When I was a child, I would ride in the car with my parents and see different parts of the city. While I didn’t know why I felt compelled to point out various buildings, I knew what I wanted to do with them – turn them into youth centers for the community. Before I knew what leadership meant, I knew I wanted to change things for the better. And as I grew up, I did that work at every turn.
My first job in high school was as a youth T-Ball instructor and tutor for a program called Kids With A Positive Attitude. Then I served as a youth leader in volunteer programs in my church, and in college, I mentored in the Columbia Missouri YMCA as part of a program with my fraternity Kappa Alpha Psi. When I graduated, I taught youth bible study and summer camp with my church New Faith Baptist Church International, in Matteson, before joining the mentoring organization 100 Black Men of Chicago. I continued to do this work serving on the Local School Council at King College Prep and eventually on numerous non-profit boards, all focused on helping youth. Mentorship and youth leadership has always been the work I was purposed to do. I’m honored to continue it as the next CEO of Chicago Scholars.

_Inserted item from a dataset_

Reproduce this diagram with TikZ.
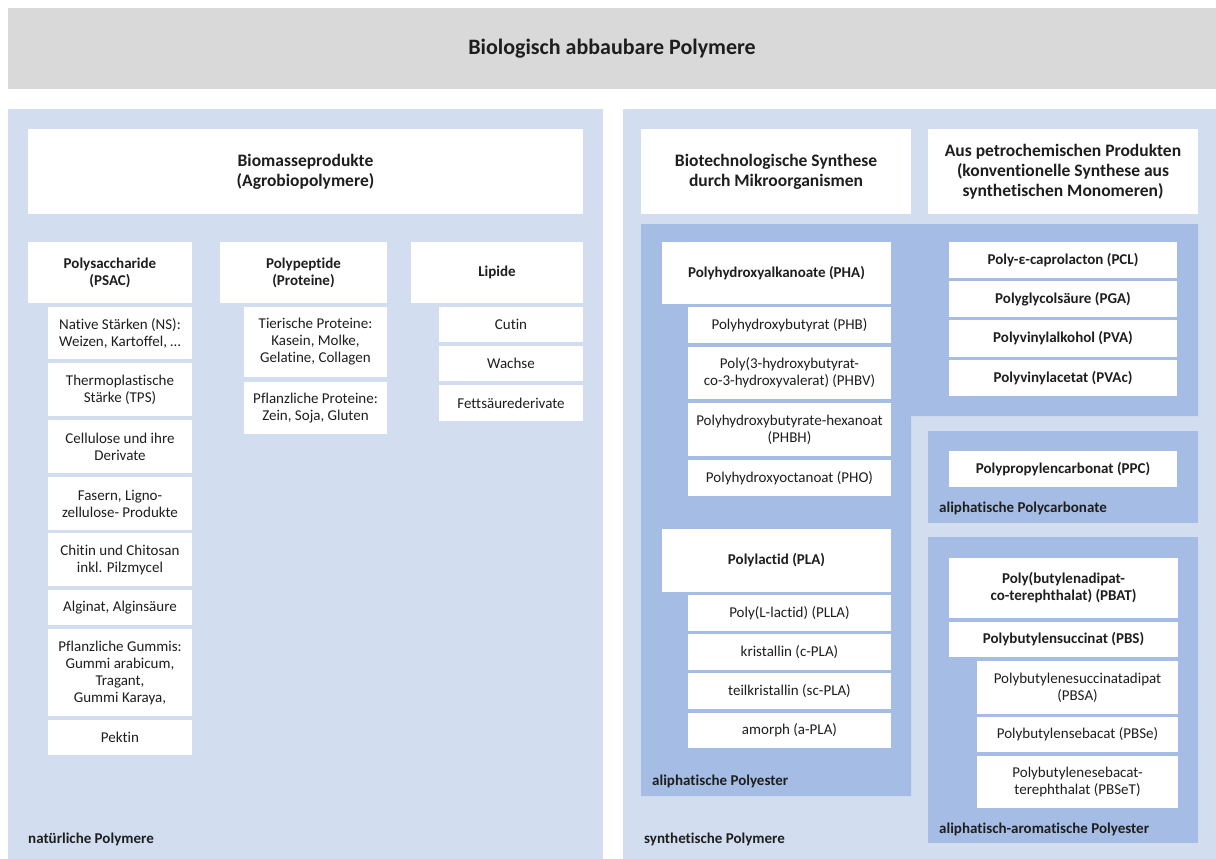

Our city needs leaders to step up now more than ever. We are failing our young men of color. The data and daily headlines confirm it. We cannot afford to wait any longer. Mentorship and exposure, coupled with education and career opportunities, are critical components of changing things for the better. For the past 25 years at Chicago Scholars, we have done that work and done it very well. Now we need to do more. We must deepen personalized engagement and expand our technical capabilities to reach more young people. We must continue to work with our College and Corporate partners to create inclusive environments welcoming to our Scholars. We must prepare the world for our Scholars while we continue to prepare our Scholars for the world. We must commit wholeheartedly to READI (Racial Justice. Equity. Accessibility. Diversity. Inclusion) work because it is essential to the success of our community.
I am honored to lead Chicago Scholars. I am our Scholars. As the first black male in my family to graduate from college, I represent my ancestor’s wildest dreams come true, and I represent a focal point of what our Scholars can become when given opportunity and access. I, however, never get to this point without a supportive family and parents who sacrificed to ensure that I had every opportunity they could provide. For my village and their support, sacrifice, and prayers, I am forever grateful. That’s why I recognize that Chicago Scholars must continue to be that supportive family for other young people who may not have the same supports. More now than ever, our organization must be strong both internally and externally; we must be financially healthy and well-connected in the community and corporate sectors; we must always put the Scholars at the center of our decisions to best help them navigate and thrive in a post-pandemic world.
I’m excited to be the person chosen to lead the next phase of work at Chicago Scholars. And I’m very ready to get started. We need you to join us; we need you to work in partnership with us to change this city and country for the better. We have hard work to do, but I know we can do so together. We will create a vibrant Chicago powered by diverse leaders from every neighborhood. This is the way forward. We owe it to our young people, to our next generation of leaders, to get this right. Let’s get to work.